## [Supplied data]
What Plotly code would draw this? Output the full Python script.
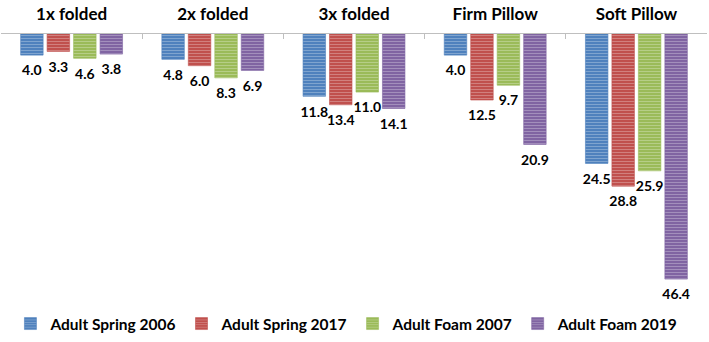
import plotly.graph_objects as go

categories = ["1x folded", "2x folded", "3x folded", "Firm Pillow", "Soft Pillow"]
series_names = ["Adult Spring 2006", "Adult Spring 2017", "Adult Foam 2007", "Adult Foam 2019"]
spring_2006 = [4.0, 4.8, 11.8, 4.0, 24.5]
spring_2017 = [3.3, 6.0, 13.4, 12.5, 28.8]
foam_2007 = [4.6, 8.3, 11.0, 9.7, 25.9]
foam_2019 = [3.8, 6.9, 14.1, 20.9, 46.4]
series_values = [spring_2006, spring_2017, foam_2007, foam_2019]
colors = ["#4F81BD", "#C0504D", "#9BBB59", "#8064A2"]

FONT = "Lato"

fig = go.Figure()
for name, vals, c in zip(series_names, series_values, colors):
    fig.add_trace(go.Bar(
        name=name, x=categories, y=vals,
        hoverinfo="skip",
        marker=dict(
            color=c,
            line=dict(color=c, width=0.6),
            pattern=dict(shape="-", bgcolor=c, fgcolor="rgba(255,255,255,0.55)",
                         size=3, solidity=0.35, fillmode="overlay"),
        ),
    ))

# value labels, placed just below each bar end
for name, vals in zip(series_names, series_values):
    fig.add_trace(go.Scatter(
        name=name, x=categories, y=vals, mode="markers+text",
        text=[f"{v:.1f}" for v in vals], textposition="bottom center",
        textfont=dict(family=FONT, size=14, color="#000000", weight="bold"),
        marker=dict(size=14, opacity=0), showlegend=False, hoverinfo="skip",
        cliponaxis=False,
    ))

fig.update_layout(
    width=709, height=342,
    margin=dict(l=1, r=2, t=34, b=37, autoexpand=False),
    paper_bgcolor="white", plot_bgcolor="white",
    barmode="group", bargap=0.25, bargroupgap=0.15,
    scattermode="group", scattergap=0.25,
    font=dict(family=FONT, color="#000000"),
    showlegend=True,
    legend=dict(orientation="h", x=0.49, xanchor="center", y=-0.07, yanchor="middle",
                font=dict(family=FONT, size=15.5, weight="bold"), itemwidth=30,
                traceorder="normal"),
    xaxis=dict(side="top", showline=True, linecolor="#BFBFBF", linewidth=1,
               ticks="inside", ticklen=5, tickcolor="#BFBFBF", tickson="boundaries",
               automargin=False, ticklabelstandoff=6,
               tickfont=dict(family=FONT, size=17, weight="bold"), showgrid=False),
    yaxis=dict(range=[51.3, 0], visible=False, showgrid=False, zeroline=False),
)

fig.write_html("out.html", config={"displayModeBar": False},
               post_script="document.body.style.margin='0';")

## [Short exercise]
Transcribe each line above verbatim, with the pictures left out.

## [Solution to the problem]
What Plotly code would draw this? Output the full Python script.
import plotly.graph_objects as go

categories = ["1x folded", "2x folded", "3x folded", "Firm Pillow", "Soft Pillow"]
series_names = ["Adult Spring 2006", "Adult Spring 2017", "Adult Foam 2007", "Adult Foam 2019"]
spring_2006 = [4.0, 4.8, 11.8, 4.0, 24.5]
spring_2017 = [3.3, 6.0, 13.4, 12.5, 28.8]
foam_2007 = [4.6, 8.3, 11.0, 9.7, 25.9]
foam_2019 = [3.8, 6.9, 14.1, 20.9, 46.4]
series_values = [spring_2006, spring_2017, foam_2007, foam_2019]
colors = ["#4F81BD", "#C0504D", "#9BBB59", "#8064A2"]

FONT = "Lato"

fig = go.Figure()
for name, vals, c in zip(series_names, series_values, colors):
    fig.add_trace(go.Bar(
        name=name, x=categories, y=vals,
        hoverinfo="skip",
        marker=dict(
            color=c,
            line=dict(color=c, width=0.6),
            pattern=dict(shape="-", bgcolor=c, fgcolor="rgba(255,255,255,0.55)",
                         size=3, solidity=0.35, fillmode="overlay"),
        ),
    ))

# value labels, placed just below each bar end
for name, vals in zip(series_names, series_values):
    fig.add_trace(go.Scatter(
        name=name, x=categories, y=vals, mode="markers+text",
        text=[f"{v:.1f}" for v in vals], textposition="bottom center",
        textfont=dict(family=FONT, size=14, color="#000000", weight="bold"),
        marker=dict(size=14, opacity=0), showlegend=False, hoverinfo="skip",
        cliponaxis=False,
    ))

fig.update_layout(
    width=709, height=342,
    margin=dict(l=1, r=2, t=34, b=37, autoexpand=False),
    paper_bgcolor="white", plot_bgcolor="white",
    barmode="group", bargap=0.25, bargroupgap=0.15,
    scattermode="group", scattergap=0.25,
    font=dict(family=FONT, color="#000000"),
    showlegend=True,
    legend=dict(orientation="h", x=0.49, xanchor="center", y=-0.07, yanchor="middle",
                font=dict(family=FONT, size=15.5, weight="bold"), itemwidth=30,
                traceorder="normal"),
    xaxis=dict(side="top", showline=True, linecolor="#BFBFBF", linewidth=1,
               ticks="inside", ticklen=5, tickcolor="#BFBFBF", tickson="boundaries",
               automargin=False, ticklabelstandoff=6,
               tickfont=dict(family=FONT, size=17, weight="bold"), showgrid=False),
    yaxis=dict(range=[51.3, 0], visible=False, showgrid=False, zeroline=False),
)

fig.write_html("out.html", config={"displayModeBar": False},
               post_script="document.body.style.margin='0';")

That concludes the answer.